The University’s School of Music announced Tuesday it received an estimated $5 million donation from the late Harvey Berneking. It is the largest gift the school has ever received from one person and the second largest single gift to a school of music at a U.S. public university.
“Obviously, I was shocked,” said Jeffrey Kimpton, director of the School of Music.
“I’ve been in higher education for 20 years; I’ve seen donations close to a million dollars – but this, it was just so unexpected,” said Rod Loeffler, assistant director of the school. “It wasn’t something that had been fostered over a long period of time.”
Kimpton said a quarter of the money will be used for instrument repair and the school’s operations. The rest will fund undergraduate scholarships and graduate fellowships.
The school eventually expects to provide 20 undergraduate scholarships per year with the money. The portion earmarked for fellowships will be matched by the 21st Century Graduate Fellowship Fund.
“This will have a significant impact on a significant number of students,” Kimpton said.
The school hopes to have scholarships available as early as next year and Kimpton said the scholarships will be merit-based and competitive.

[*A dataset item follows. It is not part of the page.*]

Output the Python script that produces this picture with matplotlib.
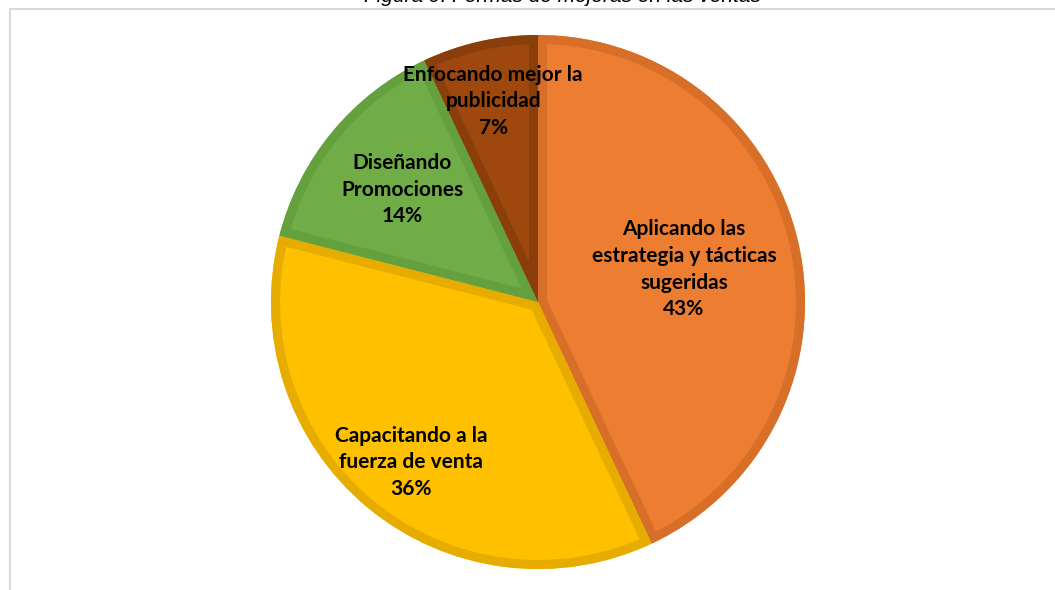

“It will have a dramatic effect to bring (scholarship) offers in line with other institutions,” Loeffler said.
Students in the School of Music were surprised to hear the news.
“I think it’s great,” said Megan Carlson, a second-year music education major. “It will bring more students into the school.”
Little is known of Berneking or his experience at the University. Kimpton said he was a very private man and Berneking’s lawyers and trustees asked to remain anonymous.
Born in Wheaton, Minn., in 1920, Berneking graduated from the School of Music in 1948 with a master’s degree in piano performance. Berneking spent most of his life in San Francisco where he invested in real estate and supported local music and art scenes.
Alec Thompson, the trustee who worked with the University, said Berneking described his time at the University as a life-changing experience and wanted to give others the same opportunity. He passed away at the age of 82 in May.
The gift raises the school’s endowment to more than $13 million.